God knows how many hairs are on our heads--before, during, and after chemotherapy. He sees when a child's hairs turn from a healthy dark color to a sickly, rusty golden color from malnutrition. He knows and experiences the suffering that we face. He sees the sparrow as it falls and is with the little girl while she dies of malaria. The Bible doesn't say that these things will not happen. It says that God is present and knows when they do. It's not that he turned his back or forgot about that one bird or that one baby because there are so many endangered species now to worry about that he just no longer has time for sparrows, or the human population has just increased too much, and it has become too difficult to keep track of everyone. No, he knows each tiny creature intimately, and even when he doesn't intervene, he's keeping track--of individual sparrows and hairs and tears--and working out something amazing and perfect... eventually.

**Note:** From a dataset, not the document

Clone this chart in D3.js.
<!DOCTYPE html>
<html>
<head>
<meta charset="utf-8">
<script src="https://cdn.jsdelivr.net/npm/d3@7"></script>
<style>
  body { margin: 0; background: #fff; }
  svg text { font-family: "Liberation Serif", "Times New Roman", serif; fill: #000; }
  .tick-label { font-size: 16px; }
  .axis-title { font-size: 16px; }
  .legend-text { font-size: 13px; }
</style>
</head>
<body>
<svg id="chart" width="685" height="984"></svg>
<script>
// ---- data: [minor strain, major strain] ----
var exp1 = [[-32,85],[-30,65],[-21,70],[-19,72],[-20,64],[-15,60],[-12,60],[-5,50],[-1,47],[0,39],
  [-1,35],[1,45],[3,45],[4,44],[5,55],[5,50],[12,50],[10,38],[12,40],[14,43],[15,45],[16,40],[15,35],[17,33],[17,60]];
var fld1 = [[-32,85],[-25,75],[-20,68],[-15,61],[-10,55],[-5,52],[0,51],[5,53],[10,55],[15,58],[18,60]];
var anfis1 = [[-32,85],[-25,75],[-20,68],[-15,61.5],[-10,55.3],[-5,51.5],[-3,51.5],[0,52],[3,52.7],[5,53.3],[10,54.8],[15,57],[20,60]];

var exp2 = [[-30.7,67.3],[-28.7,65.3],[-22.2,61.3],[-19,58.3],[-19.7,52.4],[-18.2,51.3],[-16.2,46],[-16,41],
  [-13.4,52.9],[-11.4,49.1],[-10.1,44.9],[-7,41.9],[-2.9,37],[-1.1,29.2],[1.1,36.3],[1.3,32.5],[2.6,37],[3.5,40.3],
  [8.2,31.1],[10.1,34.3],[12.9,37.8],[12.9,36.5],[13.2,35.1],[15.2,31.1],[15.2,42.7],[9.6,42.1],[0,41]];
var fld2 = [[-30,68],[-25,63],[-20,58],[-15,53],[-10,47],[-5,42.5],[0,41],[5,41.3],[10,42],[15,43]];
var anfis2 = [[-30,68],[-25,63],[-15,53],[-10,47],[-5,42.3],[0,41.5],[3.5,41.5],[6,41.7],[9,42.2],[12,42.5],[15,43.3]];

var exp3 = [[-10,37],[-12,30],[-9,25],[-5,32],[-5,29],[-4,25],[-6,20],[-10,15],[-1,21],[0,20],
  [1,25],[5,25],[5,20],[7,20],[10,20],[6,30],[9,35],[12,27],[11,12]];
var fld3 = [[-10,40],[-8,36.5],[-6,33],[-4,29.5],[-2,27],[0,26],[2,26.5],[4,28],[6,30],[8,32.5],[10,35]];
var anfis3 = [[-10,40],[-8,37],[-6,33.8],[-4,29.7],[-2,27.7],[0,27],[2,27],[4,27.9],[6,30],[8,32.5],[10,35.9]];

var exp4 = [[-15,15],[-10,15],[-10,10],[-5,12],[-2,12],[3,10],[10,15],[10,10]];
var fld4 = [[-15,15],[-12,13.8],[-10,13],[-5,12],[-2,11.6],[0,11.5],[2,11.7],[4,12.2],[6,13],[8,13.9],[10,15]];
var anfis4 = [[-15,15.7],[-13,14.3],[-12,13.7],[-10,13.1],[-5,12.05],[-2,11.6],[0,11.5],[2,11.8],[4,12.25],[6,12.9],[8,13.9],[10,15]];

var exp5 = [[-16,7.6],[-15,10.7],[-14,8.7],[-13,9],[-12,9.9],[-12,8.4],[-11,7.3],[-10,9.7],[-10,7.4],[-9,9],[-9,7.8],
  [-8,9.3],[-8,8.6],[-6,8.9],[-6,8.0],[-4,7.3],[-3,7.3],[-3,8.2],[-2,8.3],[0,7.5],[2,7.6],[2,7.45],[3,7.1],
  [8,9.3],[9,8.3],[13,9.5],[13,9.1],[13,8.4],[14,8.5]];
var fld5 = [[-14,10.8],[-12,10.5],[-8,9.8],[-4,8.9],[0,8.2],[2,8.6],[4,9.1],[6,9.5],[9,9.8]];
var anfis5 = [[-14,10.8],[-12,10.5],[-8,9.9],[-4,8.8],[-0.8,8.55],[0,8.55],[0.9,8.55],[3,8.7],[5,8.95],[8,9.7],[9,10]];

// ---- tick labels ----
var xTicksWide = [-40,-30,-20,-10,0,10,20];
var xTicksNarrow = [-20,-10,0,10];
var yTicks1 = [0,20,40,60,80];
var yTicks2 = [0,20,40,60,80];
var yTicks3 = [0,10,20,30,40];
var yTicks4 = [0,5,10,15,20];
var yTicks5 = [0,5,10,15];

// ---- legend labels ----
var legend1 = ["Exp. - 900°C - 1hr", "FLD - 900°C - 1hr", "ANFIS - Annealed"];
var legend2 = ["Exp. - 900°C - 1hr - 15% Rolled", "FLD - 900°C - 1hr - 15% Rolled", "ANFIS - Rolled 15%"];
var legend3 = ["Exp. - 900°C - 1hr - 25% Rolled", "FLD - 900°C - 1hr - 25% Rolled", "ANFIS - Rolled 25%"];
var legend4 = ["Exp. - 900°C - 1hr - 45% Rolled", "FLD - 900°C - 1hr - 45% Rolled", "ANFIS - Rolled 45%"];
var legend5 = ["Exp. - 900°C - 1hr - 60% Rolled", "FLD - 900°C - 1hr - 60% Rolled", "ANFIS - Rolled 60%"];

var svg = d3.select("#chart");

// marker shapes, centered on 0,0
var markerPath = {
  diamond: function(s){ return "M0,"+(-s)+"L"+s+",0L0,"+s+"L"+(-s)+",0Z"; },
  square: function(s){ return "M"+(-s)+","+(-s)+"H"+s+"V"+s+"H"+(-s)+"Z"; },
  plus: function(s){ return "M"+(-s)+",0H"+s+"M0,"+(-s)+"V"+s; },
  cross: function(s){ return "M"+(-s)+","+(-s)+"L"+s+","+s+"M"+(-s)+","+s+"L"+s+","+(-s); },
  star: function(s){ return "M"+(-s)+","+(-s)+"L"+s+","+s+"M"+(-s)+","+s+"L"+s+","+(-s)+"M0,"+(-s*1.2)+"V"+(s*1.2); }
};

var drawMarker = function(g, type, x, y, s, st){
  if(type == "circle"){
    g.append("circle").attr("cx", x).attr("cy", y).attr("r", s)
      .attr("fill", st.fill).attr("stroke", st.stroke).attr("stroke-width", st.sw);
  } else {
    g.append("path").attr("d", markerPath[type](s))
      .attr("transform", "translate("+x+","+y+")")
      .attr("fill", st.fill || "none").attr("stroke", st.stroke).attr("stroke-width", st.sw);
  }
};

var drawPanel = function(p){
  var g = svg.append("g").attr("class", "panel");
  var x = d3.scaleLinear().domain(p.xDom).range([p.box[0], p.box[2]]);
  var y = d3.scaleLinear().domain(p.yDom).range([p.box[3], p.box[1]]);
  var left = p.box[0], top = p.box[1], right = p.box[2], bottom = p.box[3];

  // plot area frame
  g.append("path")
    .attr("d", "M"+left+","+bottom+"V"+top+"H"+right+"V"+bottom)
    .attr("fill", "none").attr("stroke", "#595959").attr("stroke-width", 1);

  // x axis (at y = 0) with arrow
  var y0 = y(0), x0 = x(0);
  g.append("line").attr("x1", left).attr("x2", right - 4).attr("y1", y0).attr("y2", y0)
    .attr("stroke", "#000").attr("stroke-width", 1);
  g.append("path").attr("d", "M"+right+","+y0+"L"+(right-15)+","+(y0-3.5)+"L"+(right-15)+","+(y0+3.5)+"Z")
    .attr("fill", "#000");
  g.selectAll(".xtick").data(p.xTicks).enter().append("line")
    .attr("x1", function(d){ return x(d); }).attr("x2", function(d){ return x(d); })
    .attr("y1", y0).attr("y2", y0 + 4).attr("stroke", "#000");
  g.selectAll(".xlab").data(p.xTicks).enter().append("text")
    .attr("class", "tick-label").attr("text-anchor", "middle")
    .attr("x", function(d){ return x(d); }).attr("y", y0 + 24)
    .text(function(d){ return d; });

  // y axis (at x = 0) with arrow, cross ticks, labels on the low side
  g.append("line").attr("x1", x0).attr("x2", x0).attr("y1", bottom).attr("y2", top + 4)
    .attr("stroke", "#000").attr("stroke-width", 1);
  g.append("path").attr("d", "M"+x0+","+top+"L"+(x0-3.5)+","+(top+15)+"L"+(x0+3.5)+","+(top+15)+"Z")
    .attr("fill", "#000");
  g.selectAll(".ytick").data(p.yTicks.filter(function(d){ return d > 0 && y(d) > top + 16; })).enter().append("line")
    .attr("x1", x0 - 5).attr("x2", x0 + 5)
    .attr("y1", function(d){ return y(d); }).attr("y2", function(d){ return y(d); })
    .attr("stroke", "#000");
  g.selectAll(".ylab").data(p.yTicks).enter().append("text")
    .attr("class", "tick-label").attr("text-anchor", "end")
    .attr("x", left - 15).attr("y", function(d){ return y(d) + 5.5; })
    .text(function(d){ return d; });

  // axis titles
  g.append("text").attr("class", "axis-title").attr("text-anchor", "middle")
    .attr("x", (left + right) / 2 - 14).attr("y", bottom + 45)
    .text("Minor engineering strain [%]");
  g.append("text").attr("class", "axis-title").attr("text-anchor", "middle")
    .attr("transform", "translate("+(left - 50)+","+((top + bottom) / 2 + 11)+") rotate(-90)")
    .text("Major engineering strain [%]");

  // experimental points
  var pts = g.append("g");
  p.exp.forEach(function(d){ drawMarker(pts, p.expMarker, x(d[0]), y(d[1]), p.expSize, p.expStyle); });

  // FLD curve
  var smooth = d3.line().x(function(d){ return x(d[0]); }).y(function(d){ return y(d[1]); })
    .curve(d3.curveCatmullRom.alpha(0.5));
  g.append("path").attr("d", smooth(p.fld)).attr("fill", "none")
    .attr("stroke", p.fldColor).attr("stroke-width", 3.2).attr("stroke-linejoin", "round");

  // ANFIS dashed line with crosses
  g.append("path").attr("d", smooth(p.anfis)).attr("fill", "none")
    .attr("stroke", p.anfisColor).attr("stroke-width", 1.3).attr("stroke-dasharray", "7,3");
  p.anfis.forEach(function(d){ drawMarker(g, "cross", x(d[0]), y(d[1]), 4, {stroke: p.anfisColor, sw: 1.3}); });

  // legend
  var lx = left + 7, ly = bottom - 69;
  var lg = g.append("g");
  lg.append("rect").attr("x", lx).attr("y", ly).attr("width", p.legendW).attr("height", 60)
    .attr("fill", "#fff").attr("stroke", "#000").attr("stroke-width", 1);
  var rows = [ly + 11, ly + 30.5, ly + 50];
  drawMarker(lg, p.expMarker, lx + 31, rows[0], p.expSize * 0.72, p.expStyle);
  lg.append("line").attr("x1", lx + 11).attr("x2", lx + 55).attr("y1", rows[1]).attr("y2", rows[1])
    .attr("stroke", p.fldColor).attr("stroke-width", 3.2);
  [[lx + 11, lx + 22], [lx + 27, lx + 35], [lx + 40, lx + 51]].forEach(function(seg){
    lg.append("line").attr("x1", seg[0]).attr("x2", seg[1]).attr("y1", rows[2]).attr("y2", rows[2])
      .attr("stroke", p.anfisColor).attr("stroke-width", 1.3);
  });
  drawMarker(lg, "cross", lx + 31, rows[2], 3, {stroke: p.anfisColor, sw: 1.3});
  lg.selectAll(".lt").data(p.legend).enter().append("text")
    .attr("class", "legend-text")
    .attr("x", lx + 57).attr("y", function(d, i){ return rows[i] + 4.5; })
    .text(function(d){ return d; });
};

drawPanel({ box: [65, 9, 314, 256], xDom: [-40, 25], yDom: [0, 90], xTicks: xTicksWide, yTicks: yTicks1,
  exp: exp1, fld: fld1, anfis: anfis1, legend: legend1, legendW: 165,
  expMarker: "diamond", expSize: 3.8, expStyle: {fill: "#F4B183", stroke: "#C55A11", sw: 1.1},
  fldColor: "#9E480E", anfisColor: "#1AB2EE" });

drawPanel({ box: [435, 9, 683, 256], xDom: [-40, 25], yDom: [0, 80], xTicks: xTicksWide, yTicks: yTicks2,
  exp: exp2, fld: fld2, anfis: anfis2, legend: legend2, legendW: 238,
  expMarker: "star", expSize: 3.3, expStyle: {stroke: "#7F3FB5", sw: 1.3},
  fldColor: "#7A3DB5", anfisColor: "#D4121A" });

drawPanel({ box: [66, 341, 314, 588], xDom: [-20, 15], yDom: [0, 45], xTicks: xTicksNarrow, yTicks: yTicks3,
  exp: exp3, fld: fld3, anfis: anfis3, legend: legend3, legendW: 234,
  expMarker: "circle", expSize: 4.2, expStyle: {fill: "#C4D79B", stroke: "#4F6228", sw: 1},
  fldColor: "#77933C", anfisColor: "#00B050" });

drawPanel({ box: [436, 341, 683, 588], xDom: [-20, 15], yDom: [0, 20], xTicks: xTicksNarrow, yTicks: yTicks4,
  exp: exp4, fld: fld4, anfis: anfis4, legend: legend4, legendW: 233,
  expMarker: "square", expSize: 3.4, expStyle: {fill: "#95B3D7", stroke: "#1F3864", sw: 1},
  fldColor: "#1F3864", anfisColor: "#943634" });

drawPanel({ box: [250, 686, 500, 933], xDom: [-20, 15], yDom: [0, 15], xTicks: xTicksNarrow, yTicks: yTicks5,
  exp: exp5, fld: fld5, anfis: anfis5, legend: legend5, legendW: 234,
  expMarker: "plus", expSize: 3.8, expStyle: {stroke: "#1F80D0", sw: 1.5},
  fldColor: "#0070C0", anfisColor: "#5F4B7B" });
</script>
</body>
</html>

A few verses have the potential to be interpreted as promises of longevity and invincibility and protection, but the Bible has a lot more stories and examples and promises of God bringing good things out of terrible loss and destruction. It demonstrates God being with people in their suffering. He promises he will make it all right someday, but he doesn't explain to the suffering individuals in the story why it's happening the way it is or keep every bad thing from happening or make everything right in the way or in the timing that the sufferer would maybe prefer.

God tells us through this grand story and the many side stories and declarations within that he is present, aware, involved, and empathetic. He feels our suffering more acutely than we feel it ourselves. Finally, in the end, he will make it right. All of it. The end will be the beginning of something so good that all of the suffering in the world will seem like nothing next to it. That reality brings so much more comfort and hope than a bumper sticker promise.